Go through the listing below and list every line with "document".

-- Begin Recorded information --

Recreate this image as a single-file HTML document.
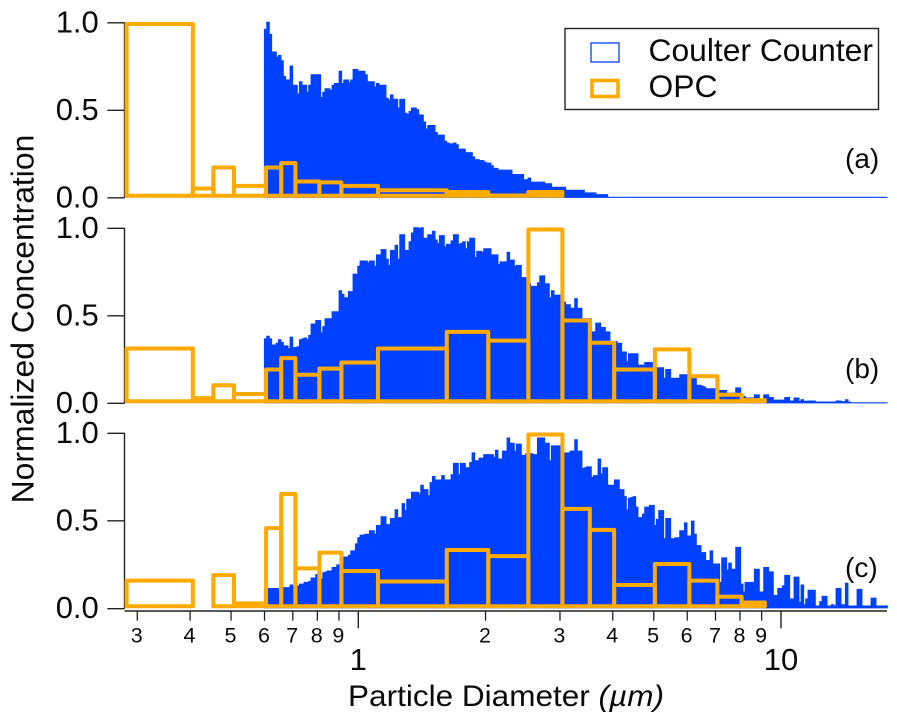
<!DOCTYPE html>
<html lang="en">
<head>
<meta charset="utf-8">
<title>Particle size distributions</title>
<style>
html,body{margin:0;padding:0;background:#fff;width:897px;height:723px;overflow:hidden}
svg{display:block}
text{font-family:"Liberation Sans",sans-serif;fill:#0a0a0a}
</style>
</head>
<body>
<svg id="chart" xmlns="http://www.w3.org/2000/svg" width="897" height="723" viewBox="0 0 897 723">
  <rect x="0" y="0" width="897" height="723" fill="#fff"/>
  <g id="axes"></g>
  <g id="marks"></g>
  <text transform="translate(33.3,319) rotate(-90)" text-anchor="middle" font-size="31.9">Normalized Concentration</text>
  <text x="348" y="706" font-size="30" textLength="316" lengthAdjust="spacingAndGlyphs">Particle Diameter <tspan font-style="italic">(µm)</tspan></text>
  <text x="845" y="168" font-size="28">(a)</text>
  <text x="845" y="378" font-size="28">(b)</text>
  <text x="845" y="577" font-size="28">(c)</text>
  <g>
    <rect x="565" y="28.5" width="313.5" height="81" fill="#fff" stroke="#222" stroke-width="1.4"/>
    <rect x="591" y="43" width="28" height="19" fill="#fff" stroke="#0040ff" stroke-width="1.3"/>
    <text x="648.5" y="61" font-size="31.8">Coulter Counter</text>
    <rect x="592" y="80.5" width="26" height="16" fill="#fff" stroke="#ffaa00" stroke-width="3.6"/>
    <text x="648.5" y="97" font-size="31.8">OPC</text>
  </g>
</svg>
<script>
var coulterBinStart = 0.6;
var coulterLogStep = 0.00552;
var coulterA = [
.96,1,.93,.83,.83,.80,.81,.78,.69,.67,
.67,.75,.64,.64,.59,.66,.64,.64,.60,.64,
.70,.70,.70,.70,.57,.60,.62,.62,.61,.64,
.65,.65,.72,.65,.67,.67,.655,.67,.73,.73,
.72,.72,.72,.70,.66,.66,.66,.63,.65,.64,
.64,.64,.565,.555,.585,.56,.56,.51,.56,.56,
.48,.475,.49,.51,.51,.50,.47,.47,.43,.39,
.41,.41,.41,.37,.355,.355,.355,.32,.31,.305,
.305,.31,.30,.275,.275,.275,.255,.255,.255,.23,
.215,.215,.21,.21,.20,.195,.195,.18,.165,.165,
.155,.155,.155,.155,.155,.155,.13,.13,.13,.13,
.13,.10,.10,.11,.086,.086,.086,.086,.086,.086,
.077,.077,.077,.057,.057,.057,.057,.057,.057,.04,
.04,.04,.04,.04,.04,.04,.04,.025,.025,.025,
.025,.025,.015,.015,.015,.015,.015,0,0,0,
0,0,0,0,0,0,0,0,0,0,0,0,0,0,0,0,0,0,0,0,
0,0,0,0,0,0,0,0,0,0,0,0,0,0,0,0,0,0,0,0,
0,0,0,0,0,0,0,0,0,0,0,0,0,0,0,0,0,0,0,0,
0,0,0,0,0,0,0,0,0,0,0,0,0,0,0,0,0,0,0,0,
0,0,0,0,0,0,0,0,0,0,0,0,0,0,0,0,0,0,0,0,
0,0,0,0,0,0,0,0,0,0,0,0,0,0,0,0,0
];
var coulterB = [
.365,.38,.365,.33,.33,.34,.36,.345,.325,.325,
.31,.375,.315,.315,.32,.36,.365,.37,.36,.385,
.45,.45,.47,.47,.40,.435,.48,.48,.48,.52,
.52,.52,.64,.62,.60,.60,.635,.635,.735,.735,
.78,.81,.81,.81,.80,.81,.81,.78,.845,.845,
.875,.875,.82,.785,.87,.87,.90,.82,.96,.96,
.87,.87,.92,.97,1,1,.995,1,.94,.94,
.96,.96,.98,.93,.91,.955,.955,.89,.905,.905,
.925,.96,.96,.905,.91,.92,.88,.92,.94,.94,
.83,.865,.865,.86,.88,.88,.88,.845,.845,.845,
.79,.805,.805,.805,.86,.815,.815,.78,.785,.785,
.715,.715,.70,.68,.665,.665,.665,.685,.725,.725,
.68,.68,.60,.64,.615,.615,.615,.60,.575,.56,
.56,.54,.54,.595,.54,.54,.48,.48,.48,.48,
.405,.405,.455,.455,.43,.43,.405,.405,.35,.35,
.35,.34,.34,.29,.29,.235,.28,.28,.28,.28,
.215,.215,.215,.23,.23,.23,.23,.18,.20,.20,
.20,.14,.19,.19,.14,.14,.14,.14,.16,.16,
.16,.13,.13,.14,.14,.10,.10,.095,.09,.08,
.08,.08,.08,.03,.03,.07,.07,.07,.055,.055,
.055,.055,.085,.085,.035,.035,.027,.027,.027,.027,
.045,.045,.02,.02,.045,.045,.03,.03,.015,.015,
.015,.015,.015,.03,.03,.01,.01,.027,.027,.008,
.017,.008,.008,.01,.01,.01,.004,.004,.004,.004,
.004,.004,.004,.004,.004,.01,.01,.006,.006,.017,
.004,0,0,0,0,0,0,0,0,0,
0,0,0,0,0,0,0
];
var coulterC = [
.11,.11,.11,.11,.11,.11,.11,.11,.115,.115,
.115,.13,.12,.12,.125,.135,.135,.145,.145,.15,
.17,.17,.19,.165,.165,.20,.205,.21,.21,.23,
.23,.245,.245,.245,.29,.29,.30,.325,.325,.365,
.40,.415,.415,.42,.42,.44,.44,.42,.47,.47,
.52,.52,.475,.475,.51,.51,.56,.515,.515,.595,
.555,.62,.62,.66,.66,.66,.65,.70,.675,.675,
.64,.715,.75,.73,.73,.73,.755,.73,.73,.73,
.76,.825,.825,.76,.825,.825,.80,.80,.83,.885,
.84,.84,.855,.855,.875,.875,.875,.875,.86,.90,
.85,.85,.895,.895,.97,.94,.94,.895,.935,.935,
.87,.87,.88,.88,.88,.875,.875,.97,.97,.97,
.94,.94,.84,.925,.925,.925,.925,.90,.885,.885,
.885,.895,.895,.96,.895,.895,.795,.80,.805,.805,
.745,.755,.755,.85,.765,.80,.80,.70,.70,.70,
.73,.73,.675,.675,.635,.56,.625,.63,.635,.575,
.515,.515,.535,.575,.575,.585,.585,.47,.505,.555,
.555,.395,.51,.51,.395,.395,.40,.40,.44,.44,
.485,.41,.41,.495,.42,.355,.355,.315,.315,.27,
.27,.325,.25,.25,.25,.145,.285,.285,.215,.255,
.22,.22,.345,.345,.135,.09,.145,.145,.145,.145,
.22,.22,.09,.09,.23,.23,.205,.205,.07,.07,
.11,.11,.125,.185,.185,.05,.05,.175,.175,.03,
.13,.017,.05,.10,.10,.10,.01,.01,.035,.065,
.065,.01,.01,.017,.01,.11,.11,.017,.017,.14,
.01,.01,.01,.01,.105,.105,.01,.01,.01,.01,
.055,.055,.01,.01,.01,.01,.01
];
var opcEdges = [.283,.406,.454,.508,.605,.657,.710,.809,.912,1.113,1.619,2.03,2.525,3.04,3.53,4.03,5.03,6.07,7.07,8.07,9.16,10.2];
var opcA = [.99,.05,.17,.065,.17,.195,.09,.085,.065,.04,.03,.01,.03,.005,.005,.005,.005,.005,.005,.005,.005];
var opcB = [.31,.027,.10,.05,.19,.255,.16,.195,.23,.31,.405,.355,.99,.47,.343,.19,.305,.152,.046,.015,.008];
var opcC = [.155,.008,.187,.025,.455,.65,.225,.315,.21,.15,.33,.295,.99,.565,.445,.13,.25,.155,.063,.03,.008];
var yTicks = [0, 0.5, 1];
var yTickLabels = ["0.0", "0.5", "1.0"];
var xMinorTicks = [0.3, 0.4, 0.5, 0.6, 0.7, 0.8, 0.9, 2, 3, 4, 5, 6, 7, 8, 9];
var xMinorLabels = ["3", "4", "5", "6", "7", "8", "9", "2", "3", "4", "5", "6", "7", "8", "9"];
var xMajorTicks = [1, 10];
var xMajorLabels = ["1", "10"];
var panelNames = ["a", "b", "c"];

var NS = "http://www.w3.org/2000/svg";
var BLUE = "#0040ff", ORANGE = "#ffaa00", INK = "#222";
var X_ONE = 358.3, X_DECADE = 422.7, X_LEFT = 124.5, X_RIGHT = 887;
var Y_SCALE = 175;
var panelZero = [197.3, 402.8, 607.8];
var OPC_FLOOR = 0.009;

function xScale(d) { return X_ONE + Math.log10(d) * X_DECADE; }
function yScale(panel, v) { return panelZero[panel] - v * Y_SCALE; }
function make(tag, attrs, parent) {
  var el = document.createElementNS(NS, tag);
  for (var k in attrs) el.setAttribute(k, attrs[k]);
  parent.appendChild(el);
  return el;
}

var axes = document.getElementById("axes");
var marks = document.getElementById("marks");
var coulterSeries = [coulterA, coulterB, coulterC];
var opcSeries = [opcA, opcB, opcC];

coulterSeries.forEach(function (values, p) {
  var y0 = yScale(p, 0);
  var d = "M" + xScale(coulterBinStart).toFixed(2) + " " + y0;
  values.forEach(function (v, i) {
    var x0 = xScale(coulterBinStart * Math.pow(10, i * coulterLogStep));
    var x1 = xScale(coulterBinStart * Math.pow(10, (i + 1) * coulterLogStep));
    var y = yScale(p, v).toFixed(2);
    d += "L" + x0.toFixed(2) + " " + y + "L" + x1.toFixed(2) + " " + y;
  });
  d += "L" + X_RIGHT + " " + y0 + "Z";
  var hist = make("path", { d: d, fill: BLUE, stroke: BLUE, "stroke-width": 1.2, "stroke-linejoin": "miter" }, marks);
  
  

  opcSeries[p].forEach(function (v, i) {
    var x0 = xScale(opcEdges[i]), x1 = xScale(opcEdges[i + 1]);
    var top = yScale(p, Math.max(v, OPC_FLOOR));
    var bottom = yScale(p, OPC_FLOOR);
    var bar = make("rect", {
      x: x0.toFixed(2), y: top.toFixed(2), width: (x1 - x0).toFixed(2), height: Math.max(bottom - top, 0).toFixed(2),
      fill: "none", stroke: ORANGE, "stroke-width": 4, "stroke-linejoin": "round"
    }, marks);
    
    
  });

  var yAxis = make("line", { x1: X_LEFT, x2: X_LEFT, y1: yScale(p, 1), y2: y0 + 0.7, stroke: INK, "stroke-width": 1.4 }, axes);
  
  
  yTicks.forEach(function (t, i) {
    var y = yScale(p, t) + (p === 2 && t === 0 ? 0.9 : 0.5);
    var tick = make("line", { x1: 107.3, x2: X_LEFT, y1: y, y2: y, stroke: INK, "stroke-width": 1.4 }, axes);
    
    
    var label = make("text", { x: 98.8, y: (yScale(p, t) + 10).toFixed(1), "text-anchor": "end", "font-size": 31 }, axes);
    label.textContent = yTickLabels[i];
    
    
  });
});

var xAxis = make("line", { x1: X_LEFT, x2: X_RIGHT, y1: 611, y2: 611, stroke: INK, "stroke-width": 1.4 }, axes);



xMinorTicks.forEach(function (t, i) {
  var x = xScale(t);
  var tick = make("line", { x1: x, x2: x, y1: 611, y2: 620.7, stroke: INK, "stroke-width": 1.3 }, axes);
  
  
  var label = make("text", { x: x - 0.6, y: 642.3, "text-anchor": "middle", "font-size": 21.5 }, axes);
  label.textContent = xMinorLabels[i];
  
  
});

xMajorTicks.forEach(function (t, i) {
  var x = xScale(t);
  var tick = make("line", { x1: x, x2: x, y1: 611, y2: 628.3, stroke: INK, "stroke-width": 1.4 }, axes);
  
  
  var label = make("text", { x: x, y: 670, "text-anchor": "middle", "font-size": 31 }, axes);
  label.textContent = xMajorLabels[i];
  
  
});
</script>
</body>
</html>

-- End Recorded information --

→ Expected answer:
Recreate this image as a single-file HTML document.
  var el = document.createElementNS(NS, tag);
var axes = document.getElementById("axes");
var marks = document.getElementById("marks");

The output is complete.